== Task requirements ==
In the entries below, find the lines with the word "this" and copy them.

### Recorded data ###

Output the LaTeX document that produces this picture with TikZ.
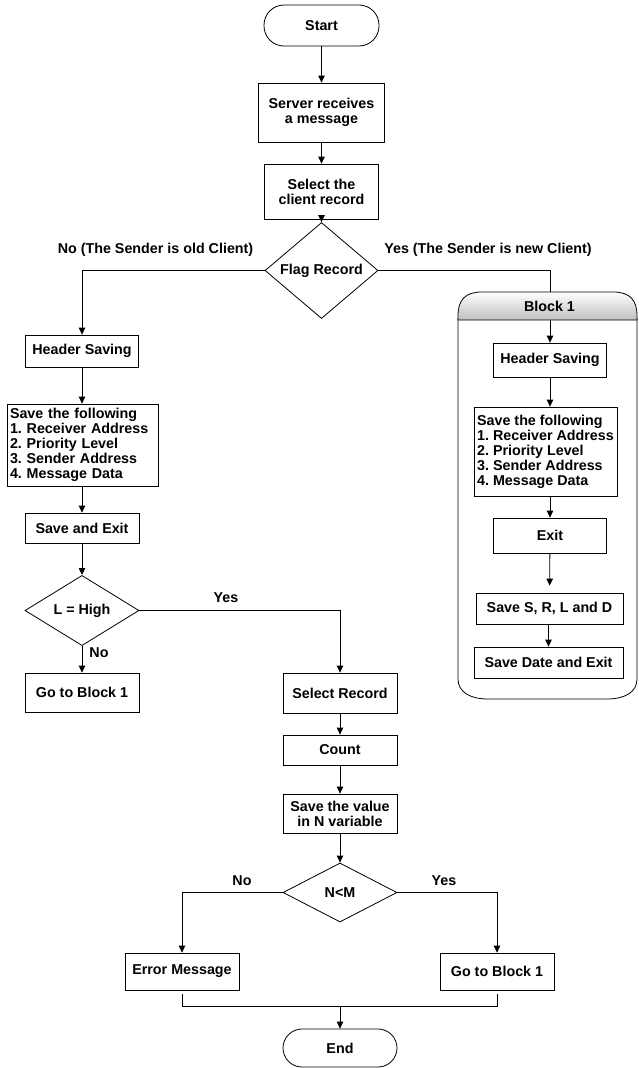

###
### Recorded data ###

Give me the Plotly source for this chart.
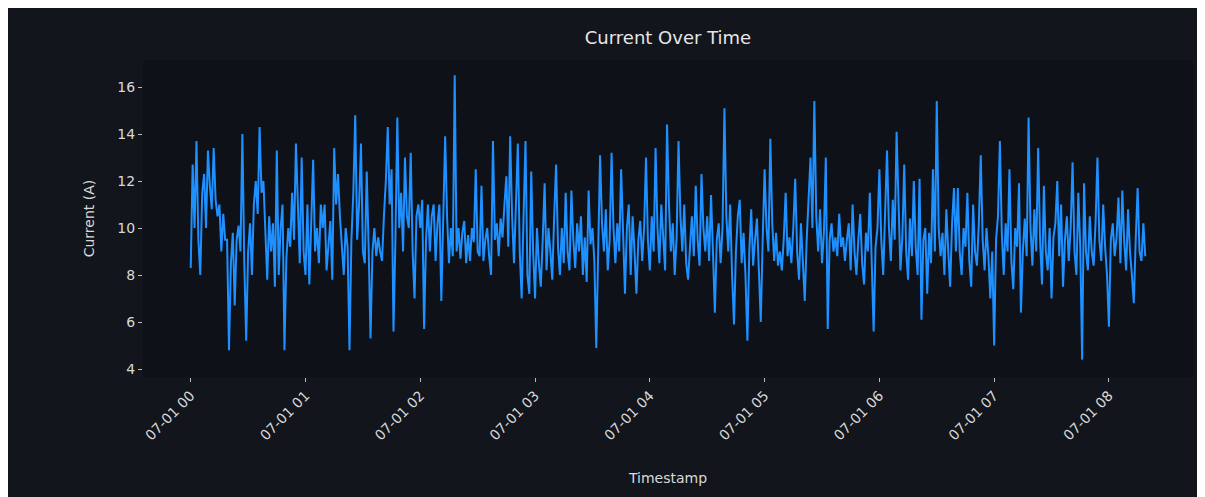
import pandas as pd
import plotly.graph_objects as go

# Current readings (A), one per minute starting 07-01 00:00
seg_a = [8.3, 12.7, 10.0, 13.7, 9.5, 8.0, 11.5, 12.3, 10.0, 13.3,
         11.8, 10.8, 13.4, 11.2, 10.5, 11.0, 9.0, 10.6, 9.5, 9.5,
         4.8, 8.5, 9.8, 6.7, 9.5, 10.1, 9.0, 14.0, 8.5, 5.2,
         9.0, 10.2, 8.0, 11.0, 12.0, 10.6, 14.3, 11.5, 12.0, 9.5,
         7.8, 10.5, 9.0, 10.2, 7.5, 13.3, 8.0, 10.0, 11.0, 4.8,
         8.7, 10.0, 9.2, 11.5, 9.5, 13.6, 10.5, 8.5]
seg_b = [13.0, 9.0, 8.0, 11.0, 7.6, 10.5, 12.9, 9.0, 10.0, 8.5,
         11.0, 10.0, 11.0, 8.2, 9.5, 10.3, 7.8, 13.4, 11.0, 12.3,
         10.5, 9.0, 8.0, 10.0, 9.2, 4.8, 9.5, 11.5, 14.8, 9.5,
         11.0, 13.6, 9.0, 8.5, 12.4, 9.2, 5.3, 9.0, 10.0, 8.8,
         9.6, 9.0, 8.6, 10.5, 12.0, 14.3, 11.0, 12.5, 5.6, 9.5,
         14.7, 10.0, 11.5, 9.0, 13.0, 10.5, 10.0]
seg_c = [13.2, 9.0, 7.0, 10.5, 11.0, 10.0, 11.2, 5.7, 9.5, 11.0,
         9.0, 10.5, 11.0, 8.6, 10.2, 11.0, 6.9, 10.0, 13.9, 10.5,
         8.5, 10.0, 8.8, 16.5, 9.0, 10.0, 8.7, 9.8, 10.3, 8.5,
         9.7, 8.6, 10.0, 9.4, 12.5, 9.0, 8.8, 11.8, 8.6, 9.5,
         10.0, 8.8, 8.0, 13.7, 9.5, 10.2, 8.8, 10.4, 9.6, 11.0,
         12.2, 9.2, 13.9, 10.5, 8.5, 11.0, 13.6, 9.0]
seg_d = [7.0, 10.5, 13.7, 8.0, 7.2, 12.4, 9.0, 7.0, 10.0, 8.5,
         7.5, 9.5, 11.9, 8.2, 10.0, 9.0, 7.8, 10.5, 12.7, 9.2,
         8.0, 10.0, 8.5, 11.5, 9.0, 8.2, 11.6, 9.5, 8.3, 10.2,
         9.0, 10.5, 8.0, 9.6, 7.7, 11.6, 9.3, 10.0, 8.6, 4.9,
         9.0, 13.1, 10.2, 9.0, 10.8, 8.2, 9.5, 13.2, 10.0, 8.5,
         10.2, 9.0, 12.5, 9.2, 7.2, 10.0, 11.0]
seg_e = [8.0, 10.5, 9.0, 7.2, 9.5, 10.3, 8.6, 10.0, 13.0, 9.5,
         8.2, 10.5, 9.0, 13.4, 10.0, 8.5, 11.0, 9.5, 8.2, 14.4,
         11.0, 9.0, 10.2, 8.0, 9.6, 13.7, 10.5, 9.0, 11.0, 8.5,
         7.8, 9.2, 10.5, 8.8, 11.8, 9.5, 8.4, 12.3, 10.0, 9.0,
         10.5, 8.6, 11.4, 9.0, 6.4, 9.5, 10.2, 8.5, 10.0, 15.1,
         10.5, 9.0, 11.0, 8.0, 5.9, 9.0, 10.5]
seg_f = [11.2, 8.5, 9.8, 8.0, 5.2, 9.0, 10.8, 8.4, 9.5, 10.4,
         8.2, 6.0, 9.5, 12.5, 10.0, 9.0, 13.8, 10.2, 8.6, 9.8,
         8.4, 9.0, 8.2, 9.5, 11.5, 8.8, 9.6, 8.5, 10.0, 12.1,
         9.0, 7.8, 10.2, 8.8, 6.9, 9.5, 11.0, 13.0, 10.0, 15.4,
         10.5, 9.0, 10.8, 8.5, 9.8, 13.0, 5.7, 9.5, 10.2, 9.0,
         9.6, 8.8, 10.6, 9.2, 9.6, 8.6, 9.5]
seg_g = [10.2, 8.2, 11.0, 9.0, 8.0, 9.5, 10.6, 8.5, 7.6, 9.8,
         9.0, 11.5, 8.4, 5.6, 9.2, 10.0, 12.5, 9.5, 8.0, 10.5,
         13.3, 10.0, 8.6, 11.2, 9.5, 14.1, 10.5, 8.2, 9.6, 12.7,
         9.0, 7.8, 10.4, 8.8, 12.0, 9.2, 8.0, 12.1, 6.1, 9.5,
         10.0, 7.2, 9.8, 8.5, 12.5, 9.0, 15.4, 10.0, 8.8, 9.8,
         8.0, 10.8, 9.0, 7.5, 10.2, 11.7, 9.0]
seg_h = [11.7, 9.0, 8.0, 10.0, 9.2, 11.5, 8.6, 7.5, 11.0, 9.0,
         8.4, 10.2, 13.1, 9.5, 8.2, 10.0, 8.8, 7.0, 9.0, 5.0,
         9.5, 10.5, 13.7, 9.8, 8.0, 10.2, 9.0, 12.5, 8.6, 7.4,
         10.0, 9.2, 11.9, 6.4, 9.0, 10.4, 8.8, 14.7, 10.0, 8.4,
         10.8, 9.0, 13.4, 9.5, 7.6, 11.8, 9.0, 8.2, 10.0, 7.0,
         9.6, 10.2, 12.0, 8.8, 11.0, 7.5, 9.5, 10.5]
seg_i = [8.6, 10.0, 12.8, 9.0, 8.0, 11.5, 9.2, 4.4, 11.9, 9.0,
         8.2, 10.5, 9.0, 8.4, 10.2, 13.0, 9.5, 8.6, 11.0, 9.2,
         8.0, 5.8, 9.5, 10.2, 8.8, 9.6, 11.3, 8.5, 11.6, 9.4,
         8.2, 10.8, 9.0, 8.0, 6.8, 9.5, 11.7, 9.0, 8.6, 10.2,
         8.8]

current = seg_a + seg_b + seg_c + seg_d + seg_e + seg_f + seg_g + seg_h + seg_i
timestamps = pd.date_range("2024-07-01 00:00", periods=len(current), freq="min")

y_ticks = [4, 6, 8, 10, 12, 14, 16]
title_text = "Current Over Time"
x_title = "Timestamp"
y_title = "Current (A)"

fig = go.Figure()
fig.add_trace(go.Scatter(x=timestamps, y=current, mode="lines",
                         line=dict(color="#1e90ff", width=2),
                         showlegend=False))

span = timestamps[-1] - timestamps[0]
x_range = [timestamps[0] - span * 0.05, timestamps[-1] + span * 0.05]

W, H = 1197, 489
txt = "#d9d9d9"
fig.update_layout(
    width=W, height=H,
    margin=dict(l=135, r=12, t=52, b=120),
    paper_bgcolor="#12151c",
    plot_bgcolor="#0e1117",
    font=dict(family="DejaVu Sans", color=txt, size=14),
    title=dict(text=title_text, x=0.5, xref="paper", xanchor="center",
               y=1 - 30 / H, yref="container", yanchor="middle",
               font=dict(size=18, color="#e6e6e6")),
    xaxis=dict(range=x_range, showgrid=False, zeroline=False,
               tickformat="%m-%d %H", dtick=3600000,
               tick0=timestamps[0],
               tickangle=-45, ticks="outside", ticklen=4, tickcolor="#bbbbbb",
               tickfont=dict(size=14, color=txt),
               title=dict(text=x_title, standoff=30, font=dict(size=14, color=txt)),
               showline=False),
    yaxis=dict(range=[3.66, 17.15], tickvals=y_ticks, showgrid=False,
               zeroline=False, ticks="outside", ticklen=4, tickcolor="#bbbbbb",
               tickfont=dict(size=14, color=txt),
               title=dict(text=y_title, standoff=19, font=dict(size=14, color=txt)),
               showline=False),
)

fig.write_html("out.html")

###

== Task solution ==
Output the LaTeX document that produces this picture with TikZ.
Give me the Plotly source for this chart.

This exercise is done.